I stumbled as I hurried, carrying a bottle of water and an apple in one hand and in the other, the aforesaid canoe. I stumbled, but I didn’t tumble down the steep bank. A ranger held the canoe steady as Harland stepped like a long-legged Great Blue into the canoe and settled himself into the driver’s seat. He held the canoe steady as I clambered aboard and inched forward to sit front, my oar at the ready.

Little did we know that we were entering a theatre of the world’s most creatively choreographed and directed opera. The theatre is beyond beautiful. Our oars rippled through soft, green waters while overhanging tree branches and blue sky provided light and set. We were bound by huisache trees showing off delicate yellow blossoms. The aria began with the calls of birds hidden in branches of trees low over the water. I identified a cardinal, a mockingbird and three green jays. Great blue herons stood in shallow water near the shore, their legs bent for take-off as a great kiscadee flashed his yellow markings and black headband just above the heron. Two kingfishers flew in from stage left to join the spectacle.
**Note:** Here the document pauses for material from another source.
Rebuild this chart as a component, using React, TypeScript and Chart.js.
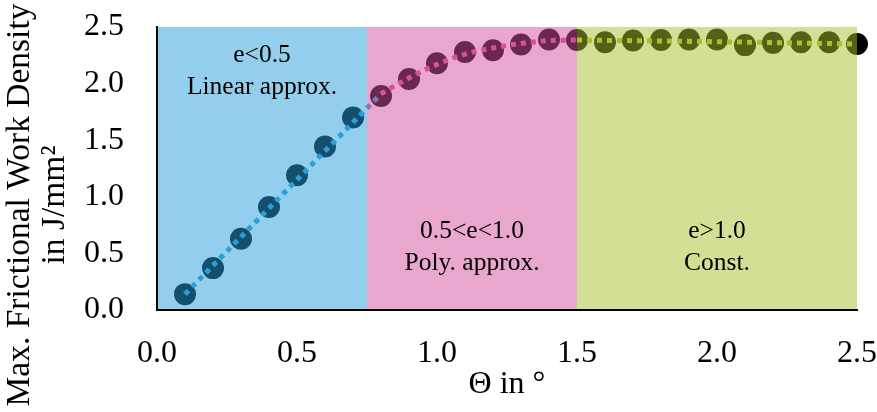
import React, { useEffect, useRef } from 'react';
import { Chart, registerables } from 'chart.js';

Chart.register(...registerables);

// ---- data ----
const thetaValues = [0.1, 0.2, 0.3, 0.4, 0.5, 0.6, 0.7, 0.8, 0.9, 1.0, 1.1, 1.2, 1.3, 1.4, 1.5, 1.6, 1.7, 1.8, 1.9, 2.0, 2.1, 2.2, 2.3, 2.4, 2.5];
const densityValues = [0.14, 0.37, 0.63, 0.91, 1.19, 1.445, 1.70, 1.89, 2.04, 2.18, 2.28, 2.295, 2.345, 2.39, 2.385, 2.365, 2.38, 2.385, 2.39, 2.39, 2.34, 2.36, 2.365, 2.365, 2.35];

const linearTrendX = [0.1, 0.8];
const linearTrendY = [0.14, 1.91];
const polyTrendX = [0.8, 0.9, 1.0, 1.1, 1.2, 1.3, 1.4, 1.5];
const polyTrendY = [1.91, 2.05, 2.17, 2.26, 2.315, 2.355, 2.38, 2.385];
const constTrendX = [1.5, 2.0, 2.5];
const constTrendY = [2.385, 2.37, 2.35];

const regionBounds = [0, 0.75, 1.5, 2.5];
const regionLabels = [
  ['e<0.5', 'Linear approx.'],
  ['0.5<e<1.0', 'Poly. approx.'],
  ['e>1.0', 'Const.'],
];
const xTitle = 'Θ in °';
const yTitleLines = ['Max. Frictional Work Density', 'in J/mm²'];

// ---- styles ----
const FONT = '"Liberation Serif", "Times New Roman", serif';
const regionColors = ['rgba(40,160,220,0.5)', 'rgba(214,80,156,0.5)', 'rgba(168,192,44,0.5)'];
const lineColors = ['rgb(40,160,220)', 'rgb(214,80,156)', 'rgb(168,192,44)'];
const labelBaselines = [[2.195, 1.91], [0.637, 0.35], [0.637, 0.35]];

const zip = (xs: number[], ys: number[]) => xs.map((x, i) => ({ x, y: ys[i] }));

const overlayPlugin = {
  id: 'regionOverlay',
  afterDatasetsDraw(chart: any) {
    const { ctx, chartArea, scales } = chart;
    const xs = scales.x;
    const ys = scales.y;
    ctx.save();
    for (let i = 0; i < regionBounds.length - 1; i++) {
      const x0 = xs.getPixelForValue(regionBounds[i]);
      const x1 = xs.getPixelForValue(regionBounds[i + 1]);
      ctx.fillStyle = regionColors[i];
      ctx.fillRect(x0, chartArea.top, x1 - x0, chartArea.bottom - chartArea.top);
    }
    ctx.fillStyle = '#000';
    ctx.font = `25.5px ${FONT}`;
    ctx.textAlign = 'center';
    ctx.textBaseline = 'alphabetic';
    for (let i = 0; i < regionLabels.length; i++) {
      const cx = xs.getPixelForValue((regionBounds[i] + regionBounds[i + 1]) / 2);
      regionLabels[i].forEach((t, j) => {
        ctx.fillText(t, cx, ys.getPixelForValue(labelBaselines[i][j]));
      });
    }
    ctx.restore();
  },
  afterDraw(chart: any) {
    const { ctx } = chart;
    ctx.save();
    ctx.fillStyle = '#000';
    ctx.font = `33.5px ${FONT}`;
    ctx.textAlign = 'center';
    ctx.textBaseline = 'middle';
    ctx.translate(0, chart.height / 2);
    ctx.rotate(-Math.PI / 2);
    yTitleLines.forEach((t, i) => {
      ctx.fillText(t, 1, 20 + i * 35);
    });
    ctx.restore();
  },
};

export default function App() {
  const ref = useRef<HTMLCanvasElement | null>(null);
  useEffect(() => {
    if (!ref.current) return;
    const lineDs = (data: any[], color: string, cubic: boolean) => ({
      type: 'line' as const,
      data,
      borderColor: color,
      backgroundColor: color,
      borderWidth: 5,
      borderDash: [5, 5],
      borderCapStyle: 'butt',
      pointRadius: 0,
      fill: false,
      tension: cubic ? 0.4 : 0,
      cubicInterpolationMode: cubic ? 'monotone' : 'default',
      order: 0,
      clip: false,
    });
    const chart = new Chart(ref.current, {
      type: 'scatter',
      data: {
        datasets: [
          {
            type: 'scatter',
            data: zip(thetaValues, densityValues),
            backgroundColor: '#000',
            borderColor: '#000',
            borderWidth: 0,
            pointRadius: 11,
            order: 5,
            clip: false,
          } as any,
          lineDs(zip(linearTrendX, linearTrendY), lineColors[0], false) as any,
          lineDs(zip(polyTrendX, polyTrendY), lineColors[1], true) as any,
          lineDs(zip(constTrendX, constTrendY), lineColors[2], false) as any,
        ],
      },
      options: {
        animation: false,
        responsive: true,
        maintainAspectRatio: false,
        layout: { padding: { top: 27, right: 20, left: 0, bottom: 0 } },
        plugins: { legend: { display: false }, tooltip: { enabled: false } },
        scales: {
          x: {
            type: 'linear',
            min: 0,
            max: 2.5,
            grid: { display: false },
            border: { display: true, color: '#000', width: 2, z: 1 },
            ticks: {
              stepSize: 0.5,
              padding: 16,
              color: '#000',
              font: { family: FONT, size: 32 },
              callback: (v: any) => Number(v).toFixed(1),
              maxRotation: 0,
            },
            title: {
              display: true,
              text: xTitle,
              color: '#000',
              font: { family: FONT, size: 32 },
              padding: { top: 0, bottom: 8 },
            },
            afterFit: (s: any) => {
              s.height = 102;
              s.paddingLeft = 0; s.paddingRight = 0; s.paddingTop = 0; s.paddingBottom = 0;
            },
          },
          y: {
            type: 'linear',
            min: 0,
            max: 2.5,
            grid: { display: false },
            border: { display: true, color: '#000', width: 2, z: 1 },
            ticks: {
              stepSize: 0.5,
              padding: 25,
              color: '#000',
              font: { family: FONT, size: 32 },
              callback: (v: any) => Number(v).toFixed(1),
            },
            title: { display: false },
            afterFit: (s: any) => {
              s.width = 157;
              s.paddingLeft = 0; s.paddingRight = 0; s.paddingTop = 0; s.paddingBottom = 0;
            },
          },
        },
      } as any,
      plugins: [overlayPlugin],
    });
    return () => chart.destroy();
  }, []);
  return (
    <div style={{ position: 'fixed', left: 0, top: 0, width: 877, height: 412, background: '#fff' }}>
      <canvas ref={ref} />
    </div>
  );
}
Cormorants dived for fish, tails up like fans out of the water. Love stories unfolded as we drifted. We drifted as we listened to raucous choruses sung by hidden Altamira orioles and scarlet birds whose names I did not know.

We remained dazzled as we returned to climb out of the rented canoe and crawl back up the bank. I didn’t climb as gracefully as the birds flew; however, my spirit felt light and at peace.

Once back at the park, we followed signs of javelina and heard about resident jaguarondi and ocelots. I ran behind a roadrunner with its ruffled look and skinny legs like those of a distance runner too old to run but too late to forego a lifetime pleasure. I loved them.

* * *

These are memories. Homeland Security forbade the canoe trips five or six years ago, saying that we need to protect the U.S. border from friends, family and workers who live across the Rio Grande. The government plan is to build a wall right down the middle of the preserve, interrupting the migratory paths of endangered plants, birds and mammals. As climate change accelerates, wildlife will have to travel further afield for food and water. The wall separating refuges on either side of the Rio Grande may be all it takes to destroy fragile species. A border wall will affect residents of Santa Ana, all of South Texas and, in time, will impact all the citizens of the United States and Mexico.

Theodore Roosevelt, more than one hundred years ago, understood the benefit to all of preserving great expanses of land for future generations to enjoy. We don’t realize that the need to protect wild places of natural beauty is now. The losses are not recoverable.

* * *

So here we are. We protest the wall, we sing, take photographs, and wear t-shirts that proclaim our resistance to the border wall and our support for Dreamers. A young man steps up onto a temporary stage to tell his story. He was born in the United States, attended college here and holds a job in computer science. Twenty-five years ago his parents entered the U.S. illegally. They found work and raised their children in the Rio Grande Valley. Now one of these children, who was born and has lived his whole life in the United States, is threatened with deportation. He’s educated, he’s productive and he pays taxes.

College students who only want to remain to be allowed to finish their college education speak. We cry in response and ask each other, “Are we inhumane and stupid?”

We move from the tent to tables where information is distributed and petitions signed. We sign them all, then walk to the bird blind inside the refuge where we observe the beauty of the birds as they come and go collecting seeds at all the feeders. They take a few seeds, then fly to a nearby bush or tree, their protection from predators. I watch them with sadness and yearning, as I might grown children getting ready to leave home to engage in foreign combat, little knowing when or whether they will return.

A bulldozer is like a bomb that wipes out all the life in its path.